Any email with a FROM  in the ‘Blocked Senders’ list will be shunted directly to the Junk Email folder.

As you can see above, Peter has just three blocked senders.  One is a company that doesn’t obey its own ‘Unsubscribe’ link.   The other two are enthusiastic but well-meaning people who regularly send Peter messages about their pet topic, hobby or political beliefs.

Junk Email Folder

One option you do NOT want to use is ‘Permanently delete suspected junk email instead of moving it to the Junk Email folder’.

No spam filter is perfect and occasionally it’ll trap a message you want to see.  The Junk Email folder lets you check past ‘spam’ messages and recover anything you wanted to see.

If you choose this option, spam messages are deleted immediately with no practical way to recover a ‘lost’ message.

From time to time select the older Junk Email messages and Delete them.

International

The broad ‘International’ options in Outlook also continue to be effective though they are fairly ‘blunt instruments’.   It’s quite possible that online spam filters have similar settings and will stop these messages before they reach Outlook.

‘Blocked Top-Level’ Domain List … a message from an address with a less common ‘Top’ domain can be blocked.   ‘Top Level Domain’ or TLD is the last part of a domain name.  For example the TLD for Office-Watch.com is  COM,  for  Microsoft.com.au  it’s AU etc.

You can choose TLD’s that you won’t accept messages from.

Sounds like a good idea.  After all, you’re not likely to get messages Niue (.NU) or Tuvalu (.TV) for example.
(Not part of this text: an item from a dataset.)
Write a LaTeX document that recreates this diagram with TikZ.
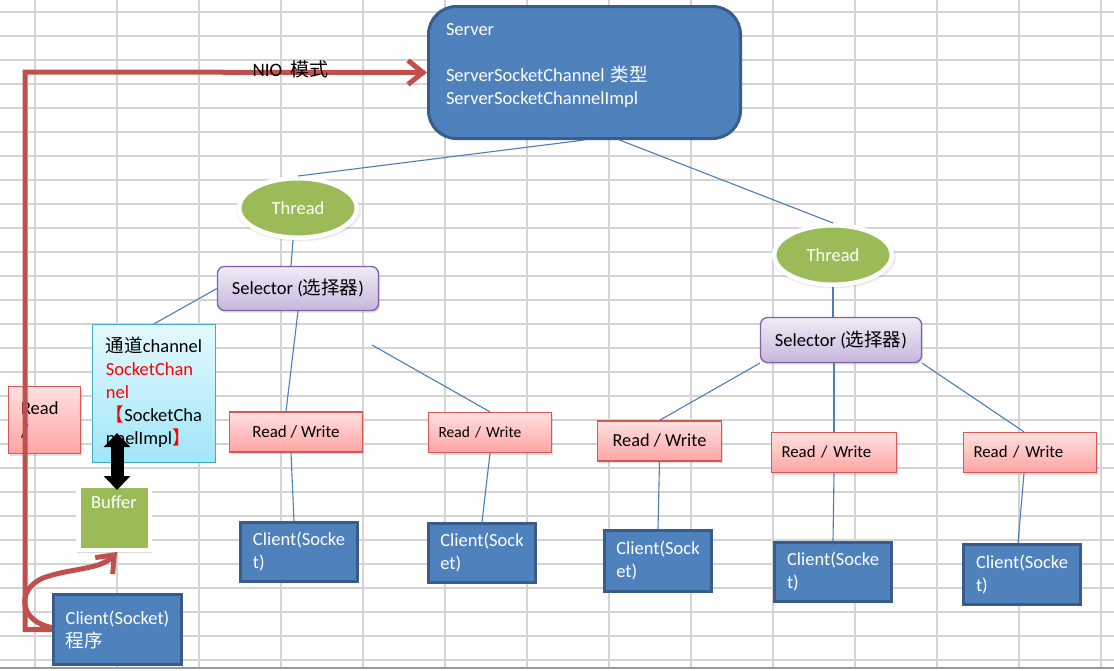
\documentclass[tikz,border=0pt]{standalone}
\usepackage{fontspec}
\usepackage{xcolor}
\usepackage{tikz}
\setmainfont{Carlito}
\newfontfamily\cjk{Noto Sans CJK SC}
\usetikzlibrary{arrows.meta,shapes.geometric,shadows,fadings,calc}

\definecolor{gridgray}{HTML}{D4D4D4}
\definecolor{linkblue}{HTML}{4A7EBB}
\definecolor{officeblue}{HTML}{4F81BD}
\definecolor{officenavy}{HTML}{385D8A}
\definecolor{officegreen}{HTML}{9BBB59}
\definecolor{officered}{HTML}{C0504D}
\definecolor{rwtop}{HTML}{FFE0E0}
\definecolor{rwbot}{HTML}{FFA4A4}
\definecolor{rwline}{HTML}{D95654}
\definecolor{seltop}{HTML}{F0ECF6}
\definecolor{selbot}{HTML}{C6B6DE}
\definecolor{selline}{HTML}{8064A2}
\definecolor{chantop}{HTML}{E4F9FE}
\definecolor{chanbot}{HTML}{A0E6F9}
\definecolor{chanline}{HTML}{46AAC5}

\begin{document}
\begin{tikzpicture}[x=1pt, y=-1pt, font=\fontsize{18.5}{23}\selectfont,
    gridline/.style={draw=gridgray, line width=1.2pt},
    link/.style={draw=linkblue, line width=1.1pt},
    redarrow/.style={draw=officered, line width=5pt, -{Straight Barb[length=15pt,width=24pt]}},
    softshadow/.style={drop shadow={opacity=0.25, shadow xshift=1.5pt, shadow yshift=-2pt}},
    server/.style={draw=officenavy, fill=officeblue, line width=3pt, rounded corners=28pt,
      text=white, align=left, inner xsep=17.5pt, inner ysep=0pt},
    thread/.style={ellipse, draw=white, fill=officegreen, line width=4.5pt, text=white,
      inner sep=0pt, minimum width=117.5pt, minimum height=59.5pt,
      circular drop shadow={shadow xshift=0.5pt, shadow yshift=-1.5pt, shadow scale=1.08, opacity=0.45}},
    selbox/.style={draw=selline, line width=1.3pt, rounded corners=7pt, top color=seltop,
      bottom color=selbot, minimum width=161pt, minimum height=44pt, inner sep=0pt, softshadow},
    rwbox/.style={draw=rwline, line width=1.3pt, top color=rwtop, bottom color=rwbot,
      minimum height=40pt, inner xsep=10pt, inner ysep=0pt, softshadow},
    chanbox/.style={draw=chanline, line width=1.2pt, top color=chantop, bottom color=chanbot,
      minimum width=123pt, minimum height=138pt, align=left, inner sep=0pt},
    bufbox/.style={draw=white, fill=officegreen, line width=4.5pt, text=white,
      minimum width=71.5pt, minimum height=64.5pt, inner sep=0pt,
      text height=13pt, text depth=32pt,
      drop shadow={opacity=0.3, shadow xshift=0.5pt, shadow yshift=-1.5pt, shadow scale=1.04}},
    client/.style={draw=officenavy, fill=officeblue, line width=3pt, text=white,
      align=left, inner sep=0pt},
  ]
  \def\gw{82}
  \def\gh{24}
  \fill[white] (0,0) rectangle (1114,670);
  \useasboundingbox (0,0) rectangle (1114,670);
  \foreach \k in {0,...,13}
    \draw[gridline] (35+\gw*\k,0) -- (35+\gw*\k,668);
  \foreach \k in {0,...,27}
    \draw[gridline] (0,12+\gh*\k) -- (1114,12+\gh*\k);
  \draw[line width=1.3pt, black!40] (0,668) -- (1114,668);

  \node[server, minimum width=312pt, minimum height=132pt, text width=277pt]
    (server) at (584.5,72.5)
    {Server\\~\\ServerSocketChannel {\cjk 类型}\\ServerSocketChannelImpl\\[-6pt]~};
  \node[thread] (thread1) at (298,208) {Thread};
  \node[thread] (thread2) at (833,255) {Thread};
  \node[selbox] (sel1) at (298,288.5) {Selector ({\cjk 选择器})};
  \node[selbox, minimum height=45pt] (sel2) at (841,340) {Selector ({\cjk 选择器})};

  \node[rwbox, minimum width=72pt, minimum height=67pt, text width=47pt,
    inner xsep=12.5pt, align=left] (rwleft) at (44.5,420) {Read\\/};
  \node[chanbox] (chan) at (154,393.5)
    {{\cjk 通道}channel\\
     \textcolor{red}{SocketChan}\\
     \textcolor{red}{nel}\\
     \textcolor{red}{\cjk 【}SocketCha\\
     nnelImpl\textcolor{red}{\cjk 】}\\[-17pt]~};
  \node[bufbox] (buffer) at (114,517.5) {Buffer};

  \node[rwbox, font=\fontsize{17}{20}\selectfont, minimum width=133pt]
    (rw1) at (296,432) {Read / Write};
  \node[rwbox, font=\fontsize{15.5}{20}\selectfont, minimum width=123pt,
    text width=103pt, align=left] (rw2) at (490,432.5) {Read / Write};
  \node[rwbox, font=\fontsize{18.3}{22}\selectfont, minimum width=124pt]
    (rw3) at (659.5,441) {Read / Write};
  \node[rwbox, font=\fontsize{16.8}{20}\selectfont, minimum width=125pt,
    text width=105pt, align=left] (rw4) at (834,452.5) {Read / Write};
  \node[rwbox, font=\fontsize{16.8}{20}\selectfont, minimum width=133pt,
    text width=113pt, align=left] (rw5) at (1030,452.5) {Read / Write};

  \node[client, minimum width=117pt, minimum height=59pt] (client1) at (299,552) {Client(Socke\\t)};
  \node[client, minimum width=107pt, minimum height=59pt] (client2) at (482,553) {Client(Sock\\et)};
  \node[client, minimum width=107pt, minimum height=61pt] (client3) at (658,561) {Client(Sock\\et)};
  \node[client, minimum width=117pt, minimum height=59pt] (client4) at (833,572) {Client(Socke\\t)};
  \node[client, minimum width=117pt, minimum height=60pt] (client5) at (1022,574.5) {Client(Socke\\t)};
  \node[client, minimum width=128pt, minimum height=70pt] (prog) at (117.5,629.5)
    {Client(Socket)\\{\cjk 程序}};

  \draw[link] (server.south) -- (thread1.north);
  \draw[link] ([xshift=35pt]server.south) -- (thread2.north);
  \draw[link] ([xshift=-5pt]thread1.south) -- ([xshift=-7pt]sel1.north);
  \draw[link] (thread2.south) -- (thread2.south |- sel2.north);
  \draw[link] (sel1.west) -- (chan.north);
  \draw[link] (sel1.south) -- ([xshift=-10pt]rw1.north);
  \coordinate (stray) at (372,345);
  \draw[link] (stray) -- (rw2.north);
  \draw[link] ([xshift=-5pt]rw1.south) -- ([xshift=-5pt]client1.north);
  \draw[link] (rw2.south) -- (client2.north);
  \draw[link] (sel2.south west) -- (rw3.north);
  \draw[link] (rw4.north |- sel2.south) -- (rw4.north);
  \draw[link] (sel2.south east) -- ([xshift=-6pt]rw5.north);
  \draw[link] (rw3.south) -- (client3.north);
  \draw[link] (rw4.south) -- (client4.north);
  \draw[link] ([xshift=-6pt]rw5.south) -- ([xshift=-4pt]client5.north);

  \draw[line width=13pt, {Triangle[width=26pt,length=14pt]}-{Triangle[width=26pt,length=14pt]}]
    ($(chan.south -| buffer.north)+(3,-30)$) -- ($(buffer.north)+(3,7)$);

  \coordinate (bend) at (25,72);
  \draw[redarrow] (prog.west) -| (bend) -- (server.west);
  \draw[redarrow] ([yshift=2pt]prog.west) .. controls (20,622) and (15,590) .. (43,578)
    .. controls (70,568) and (100,570) .. ([xshift=3pt]buffer.south);
  \node[anchor=base west, font=\fontsize{19}{23}\selectfont] (nio) at (249,76)
    {NIO\hspace{8pt}{\cjk 模式}};
\end{tikzpicture}
\end{document}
Problem is, the Top Level Domain that are supposed to be for a particular country but often are used by people all over the world.  .NU and .TV are two examples of domains that are sold all over the world for uses that have nothing to do with the ‘native’ countries.  If you block a particular ‘country’ then you might accidently stop messages from people who don’t live there.

‘Blocked Encodings’ is another broad option available.  This blocks messages that arrive in other broad language types like Arabic or Japanese.

Like ‘Blocked Top Level Domains’ this option isn’t needed much because spam filters will almost always catch messages before Outlook.